Under the “new normal” of retailing, shopping is an “experiential” activity done in more urban settings, there are lots of un- or under-employed consumers focused on prices, and Wall Street performance correlates with retail trends—a far cry from the “old normal” from 1950-2008 when there was easy credit, shopping was a form of entertainment, brand trumped price, and access to suburban landscapes was seemingly unlimited. Jon Eisen, managing principal of The Eisen Group in Washington, D.C., offered this take on the future of retail development at an industry roundtable on commercial property and the future of retail development at ULI’s Spring Council Forum in Phoenix, Arizona, May 17.
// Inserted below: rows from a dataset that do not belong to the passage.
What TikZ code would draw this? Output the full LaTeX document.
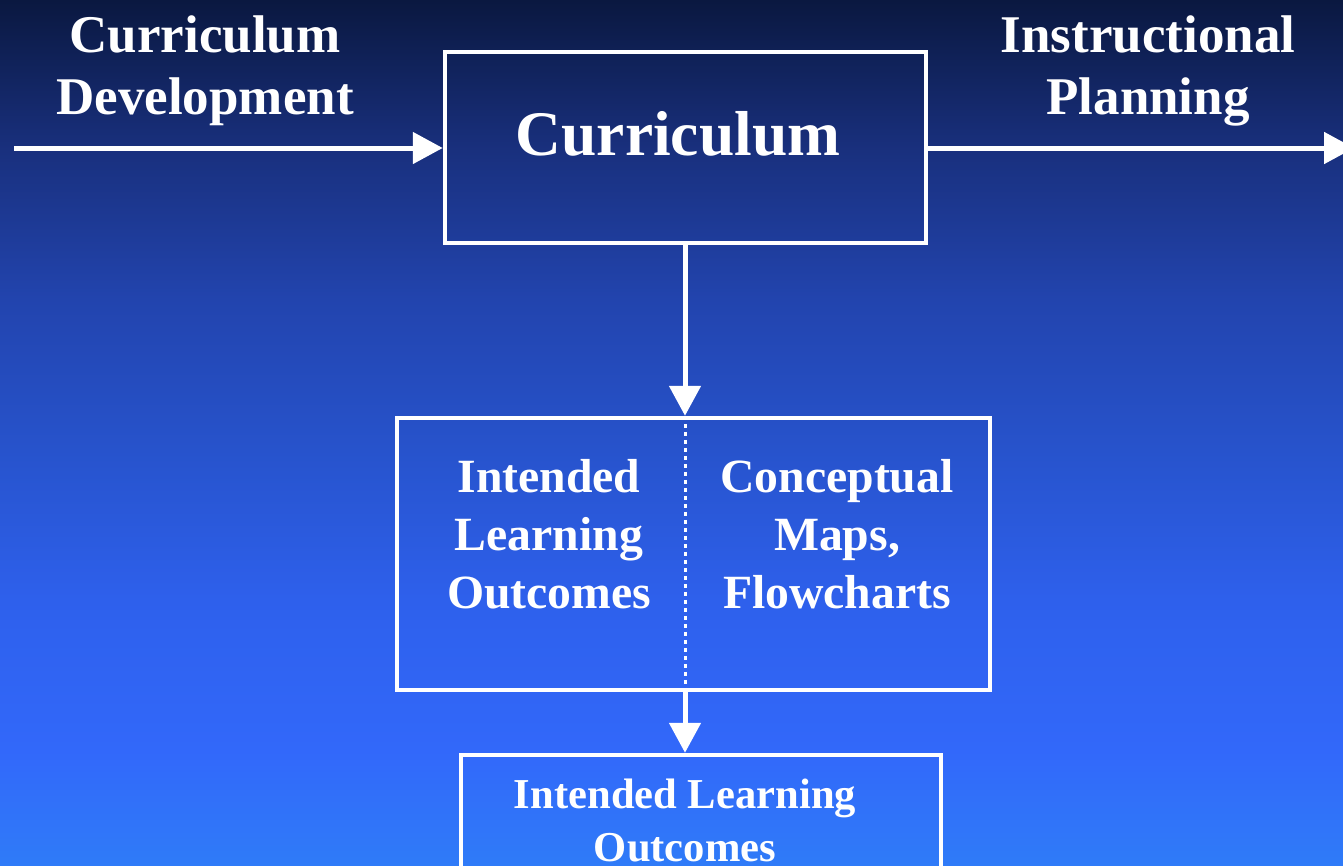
\documentclass[tikz,border=0pt]{standalone}
\usepackage{fontspec}
\setmainfont{Liberation Serif}
\usepackage{tikz}
\usetikzlibrary{arrows.meta}

\definecolor{bgA}{HTML}{0A1840}
\definecolor{bgB}{HTML}{19307E}
\definecolor{bgC}{HTML}{2244AE}
\definecolor{bgD}{HTML}{2753CC}
\definecolor{bgE}{HTML}{2E60EC}
\definecolor{bgF}{HTML}{3268FA}
\definecolor{bgG}{HTML}{2F7BF8}
\pgfdeclareverticalshading{slide}{100bp}{color(0bp)=(bgG); color(25bp)=(bgG);
  color(31.6bp)=(bgF); color(40.3bp)=(bgE); color(49bp)=(bgD);
  color(57.7bp)=(bgC); color(66.3bp)=(bgB); color(75bp)=(bgA); color(100bp)=(bgA)}

\tikzset{
  box/.style={draw=white, line width=4.5pt, rectangle, inner sep=0pt},
  lbl/.style={text=white, align=center, inner sep=0pt},
  flow/.style={white, line width=5pt, -{Triangle[length=30pt,width=31pt]}}
}

\begin{document}
\begin{tikzpicture}[x=1pt, y=-1pt]
    \shade[shading=slide] (0,0) rectangle (1343,865);
    \useasboundingbox (0,0) rectangle (1343,865);

    \node[box, minimum width=481pt, minimum height=191pt] at (685.5,147.5) (cur) {};
    \node[lbl, font=\bfseries\fontsize{63.5}{70}\selectfont] at (678,134) (curtext) {Curriculum};
    \node[box, minimum width=593pt, minimum height=272pt] at (693.5,554) (mid) {};
    \node[box, minimum width=480pt, minimum height=150pt] at (701,830) (out) {};

    \node[lbl, font=\bfseries\fontsize{53}{62}\selectfont] at (205,71) (dev) {Curriculum\\Development};
    \node[lbl, font=\bfseries\fontsize{53}{62}\selectfont] at (1148,71) (plan) {Instructional\\Planning};
    \node[lbl, font=\bfseries\fontsize{47.7}{58}\selectfont] at (549,534) (ilo) {Intended\\Learning\\Outcomes};
    \node[lbl, font=\bfseries\fontsize{47.7}{58}\selectfont] at (837,534) (maps) {Conceptual\\Maps,\\Flowcharts};
    \node[lbl, font=\bfseries\fontsize{42.6}{53}\selectfont] at (685,820) (outtext) {Intended Learning\\Outcomes};

    \coordinate (in) at (14,148);
    \coordinate (away) at (1354,148);
    \coordinate (top) at (685,243);

    \draw[flow] (in) -- (in -| cur.west);
    \draw[flow] (away -| cur.east) -- (away);
    \draw[flow] (top) -- (top |- mid.north);
    \draw[white, line width=3pt, dash pattern=on 4pt off 4pt] (top |- mid.north) -- (top |- mid.south);
    \draw[flow] (top |- mid.south) -- (top |- out.north);
\end{tikzpicture}
\end{document}
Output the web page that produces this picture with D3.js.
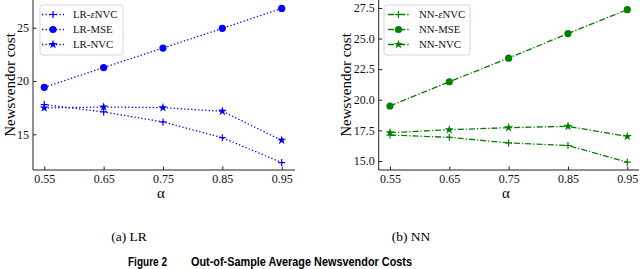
<!DOCTYPE html>
<html><head><meta charset="utf-8">
<script src="https://cdn.jsdelivr.net/npm/d3@7"></script>
<style>body{margin:0;background:#fff}svg{display:block}</style>
</head><body>
<svg id="c" width="640" height="269"></svg>
<script>
const alphas = [0.55, 0.65, 0.75, 0.85, 0.95];
const lrENVC = [17.79, 17.10, 16.16, 14.68, 12.35];
const lrMSE  = [19.41, 21.26, 23.09, 24.94, 26.81];
const lrNVC  = [17.47, 17.56, 17.50, 17.16, 14.44];
const nnENVC = [17.12, 16.93, 16.47, 16.26, 14.90];
const nnMSE  = [19.49, 21.47, 23.40, 25.41, 27.36];
const nnNVC  = [17.31, 17.55, 17.72, 17.83, 17.00];
const lrYTicks = [15, 20, 25];
const nnYTicks = [15.0, 17.5, 20.0, 22.5, 25.0, 27.5];
const lrNames = ["LR-", "LR-MSE", "LR-NVC"];
const nnNames = ["NN-", "NN-MSE", "NN-NVC"];

const svg = d3.select("#c");
const serif = "Liberation Serif, DejaVu Serif, serif";

function panel(o){
  const g = svg.append("g");
  const x = d3.scaleLinear().domain(o.xd).range([o.x0, o.x1]);
  const y = d3.scaleLinear().domain(o.yd).range([170, 0]);
  g.append("line").attr("x1",o.x0).attr("x2",o.x0).attr("y1",0).attr("y2",170).attr("stroke","#222").attr("stroke-width",1);
  g.append("line").attr("x1",o.x0).attr("x2",o.x1).attr("y1",170).attr("y2",170).attr("stroke","#222").attr("stroke-width",1);
  const xa = g.append("g").attr("transform","translate(0,170)")
    .call(d3.axisBottom(x).tickValues(alphas).tickSize(-3.5).tickPadding(4).tickFormat(d3.format(".2f")));
  const ya = g.append("g").attr("transform",`translate(${o.x0},0)`)
    .call(d3.axisLeft(y).tickValues(o.yt).tickSize(-3.5).tickPadding(4).tickFormat(o.yf));
  [xa,ya].forEach(a=>{a.select(".domain").remove();
    a.attr("font-family",null).attr("font-size",null);
    a.selectAll("text").style("font-family",serif).style("font-size","12px").attr("fill","#111");
    a.selectAll("line").attr("stroke","#222");});
  g.append("text").attr("x",(o.x0+o.x1)/2 - 3).attr("y",197.5).attr("text-anchor","middle")
    .style("font-family",serif).style("font-size","15px").text("α");
  g.append("text").attr("transform",`translate(${o.ylx},85) rotate(-90)`).attr("text-anchor","middle")
    .style("font-family",serif).style("font-size","15px").text("Newsvendor cost");
  const line = d3.line().x((d,i)=>x(alphas[i])).y(d=>y(d));
  const kinds = ["plus","circle","star"];
  o.s.forEach((s,k)=>{
    g.append("path").attr("d",line(s)).attr("fill","none").attr("stroke",o.col)
      .attr("stroke-width",1.3).attr("stroke-dasharray",o.dash);
    s.forEach((v,i)=>marker(g,kinds[k],x(alphas[i]),y(v),o.col));
  });
  const L = g.append("g").attr("transform",`translate(${o.lx},5)`);
  L.append("rect").attr("width",o.lw).attr("height",50).attr("rx",2.5).attr("fill","#fff")
    .attr("fill-opacity",0.8).attr("stroke","#ccc").attr("stroke-width",0.8);
  o.names.forEach((n,k)=>{
    const yy = 9.5 + k*15;
    L.append("line").attr("x1",o.l1).attr("x2",o.l2).attr("y1",yy).attr("y2",yy).attr("stroke",o.col)
      .attr("stroke-width",1.3).attr("stroke-dasharray",o.dash);
    marker(L,kinds[k],(o.l1+o.l2)/2,yy,o.col);
    const t = L.append("text").attr("x",o.tx).attr("y",yy+3.8).style("font-family",serif).style("font-size","10.8px").attr("fill","#111");
    t.append("tspan").text(n);
    if(k===0){ t.append("tspan").style("font-style","italic").text("ε"); t.append("tspan").text("NVC"); }
  });
}
function marker(g,kind,cx,cy,col){
  if(kind==="circle") g.append("circle").attr("cx",cx).attr("cy",cy).attr("r",3.6).attr("fill",col);
  else if(kind==="plus") g.append("path").attr("d",`M${cx-3.5},${cy}H${cx+3.5}M${cx},${cy-3.5}V${cy+3.5}`).attr("stroke",col).attr("stroke-width",1.2);
  else g.append("path").attr("d",d3.symbol(d3.symbolStar,26)()).attr("transform",`translate(${cx},${cy})`).attr("fill",col);
}

panel({xd:[0.531,0.9724], x0:33, x1:295, yd:[11.65,27.6], yt:lrYTicks, yf:d3.format("d"),
  col:"#0000ff", dash:"1.3,2.2", s:[lrENVC,lrMSE,lrNVC], names:lrNames, lx:40, lw:83, l1:2, l2:24, tx:33, ylx:15});
panel({xd:[0.531,0.9697], x0:378.7, x1:639, yd:[14.26,28.15], yt:nnYTicks, yf:d3.format(".1f"),
  col:"#008000", dash:"6,2,1.3,2", s:[nnENVC,nnMSE,nnNVC], names:nnNames, lx:384, lw:86, l1:4, l2:25, tx:35, ylx:351});

svg.append("text").attr("x",129).attr("y",241).attr("text-anchor","middle").style("font-family",serif).style("font-size","13.5px").text("(a) LR");
svg.append("text").attr("x",411).attr("y",241).attr("text-anchor","middle").style("font-family",serif).style("font-size","13.5px").text("(b) NN");
svg.append("text").attr("x",128).attr("y",266).style("font-family","Liberation Sans, Arial, sans-serif").style("font-weight","bold").style("font-size","12.5px").attr("textLength",39).attr("lengthAdjust","spacingAndGlyphs").text("Figure 2");
svg.append("text").attr("x",191).attr("y",266).style("font-family","Liberation Sans, Arial, sans-serif").style("font-weight","bold").style("font-size","12.5px").attr("textLength",221).attr("lengthAdjust","spacingAndGlyphs").text("Out-of-Sample Average Newsvendor Costs");
</script>
</body></html>
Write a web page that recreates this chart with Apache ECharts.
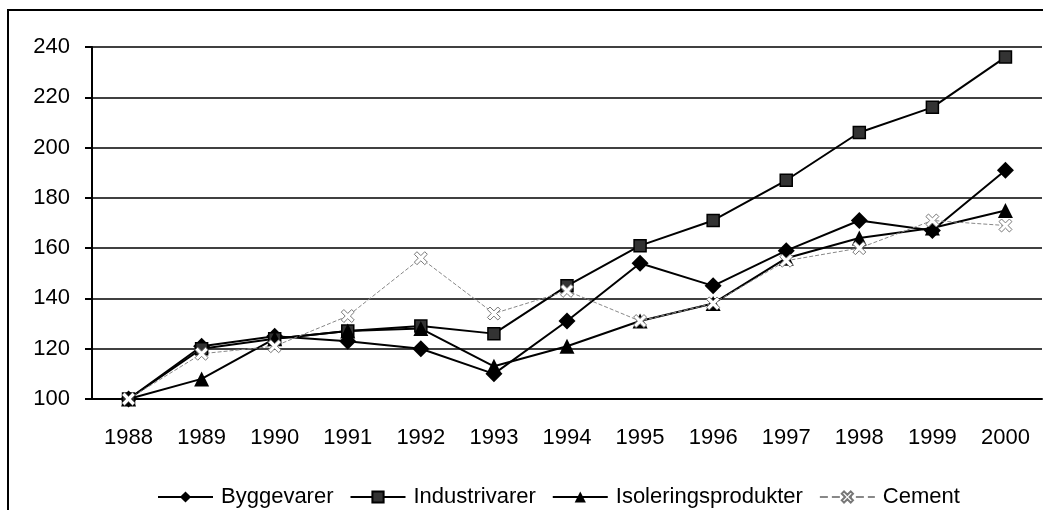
<!DOCTYPE html>
<html>
<head>
<meta charset="utf-8">
<script src="https://cdn.jsdelivr.net/npm/echarts@6/dist/echarts.min.js"></script>
<style>
html, body { margin: 0; padding: 0; background: #fff; }
#chart { width: 1043px; height: 510px; }
</style>
</head>
<body>
<div id="chart"></div>
<script>
// data
var years = ['1988', '1989', '1990', '1991', '1992', '1993', '1994', '1995', '1996', '1997', '1998', '1999', '2000'];
var byggevarer = [100, 121, 125, 123, 120, 110, 131, 154, 145, 159, 171, 167, 191];
var industrivarer = [100, 120, 124, 127, 129, 126, 145, 161, 171, 187, 206, 216, 236];
var isolering = [100, 108, 124, 127, 128, 113, 121, 131, 138, 156, 164, 168, 175];
var cement = [100, 118, 121, 133, 156, 134, 143, 131, 138, 155, 160, 171, 169];

var xSymbol = 'path://M0,2L2,0L5,3L8,0L10,2L7,5L10,8L8,10L5,7L2,10L0,8L3,5Z';
var font = 'Liberation Sans, Arial, sans-serif';

var chart = echarts.init(document.getElementById('chart'));
chart.setOption({
    animation: false,
    graphic: [{
        type: 'rect',
        shape: { x: 8, y: 10, width: 1100, height: 600 },
        style: { fill: 'none', stroke: '#000', lineWidth: 2 },
        silent: true
    }],
    grid: { left: 92, right: 1, top: 47, bottom: 111 },
    legend: {
        left: 152,
        top: 481,
        itemWidth: 55,
        itemHeight: 14,
        itemGap: 16,
        textStyle: { fontFamily: font, fontSize: 22, color: '#000', padding: [0, 0, 0, 3] },
        data: ['Byggevarer', 'Industrivarer', 'Isoleringsprodukter', 'Cement']
    },
    xAxis: {
        type: 'category',
        data: years,
        boundaryGap: true,
        axisLine: { lineStyle: { color: '#000', width: 2 } },
        axisTick: { length: 8, lineStyle: { color: '#000', width: 2 } },
        axisLabel: { margin: 28, fontFamily: font, fontSize: 22, color: '#000' }
    },
    yAxis: {
        type: 'value',
        min: 100,
        max: 240,
        interval: 20,
        axisLine: { show: true, lineStyle: { color: '#000', width: 2 } },
        axisTick: { show: true, length: 7, lineStyle: { color: '#000', width: 2 } },
        axisLabel: { margin: 22, fontFamily: font, fontSize: 22, color: '#000' },
        splitLine: { lineStyle: { color: '#000', width: 1.5 } }
    },
    series: [{
        name: 'Byggevarer',
        type: 'line',
        data: byggevarer,
        symbol: 'diamond',
        symbolSize: 17,
        lineStyle: { color: '#000', width: 2 },
        itemStyle: { color: '#000' }
    }, {
        name: 'Industrivarer',
        type: 'line',
        data: industrivarer,
        symbol: 'rect',
        symbolSize: 12,
        lineStyle: { color: '#000', width: 2 },
        itemStyle: { color: '#333', borderColor: '#000', borderWidth: 1.5 }
    }, {
        name: 'Isoleringsprodukter',
        type: 'line',
        data: isolering,
        symbol: 'triangle',
        symbolSize: 15,
        lineStyle: { color: '#000', width: 2 },
        itemStyle: { color: '#000' }
    }, {
        name: 'Cement',
        type: 'line',
        data: cement,
        symbol: xSymbol,
        symbolSize: 13,
        lineStyle: { color: '#888', width: 1, type: 'dashed' },
        itemStyle: { color: '#fff', borderColor: '#777', borderWidth: 1 }
    }]
});
</script>
</body>
</html>
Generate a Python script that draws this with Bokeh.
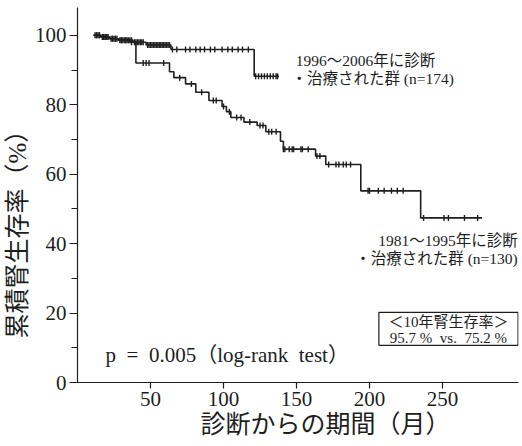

E-commerce reached $4.1 trillion in 2009, but was still only 6-7 percent of total retail sales, and is growing at a rate of between 4-9 percent per year. According to Eisen, people like to browse on the web, but still buy at the store, although certain types of purchases (like entertainment) are more likely to be conducted over the Internet, as witnessed by the closures of Tower Records, Borders Books and Music, and Blockbuster. (WalMart’s decision to stop selling consumer electronics is another harbinger.)
Shopping centers still have tremendous value, but strong market pressures have shortened the shopping center cycle from 12 years to about 7, said Brian Jones, a retail advisor to Forest City. Just less than 50 percent of all retail sales in the U.S. are from shopping centers, which have productivity of about $450 per square foot per year. Jones advises retailer owners to improve their existing assets by differentiating products, updating design, treating their city as a partner, embracing social media, and making good tenants partners as well. Examples of successful retail redevelopments include Forest City’s expansion of the Promenade at Temecula (which added an open wing to a 2-level mall) and the “unenclosure” of Santa Monica Place to allow it to better compete with the adjacent 3rd Street Promenade.
Mixed-use remains a complicated but valuable way to keep retail sustainable by design, evidenced by Midway Companies’ CityCentre Houston project. Jonathan Brinsden of Midway encourages developers to “build a daily relationship” with customers by using restaurants, gyms and public space as their anchors to encourage people to visit frequently and spend lots of time (and money) at properties.
Commercial real estate has gone from free fall to recovery due to limited new supply and moderate economic growth but market absorption is slowing recently, according to Christopher Macke, a senior real estate strategist at CoStar Group Inc.
Whether first quarter trends are reflective of a heady fourth quarter hangover or an economic slowdown will become more apparent in the third quarter of this year, but Macke says that for now, continued strength in the commercial market depends on private sector growth and not cutting government spending, which, contrary to claims by some political analysts, results in more private than public job growth.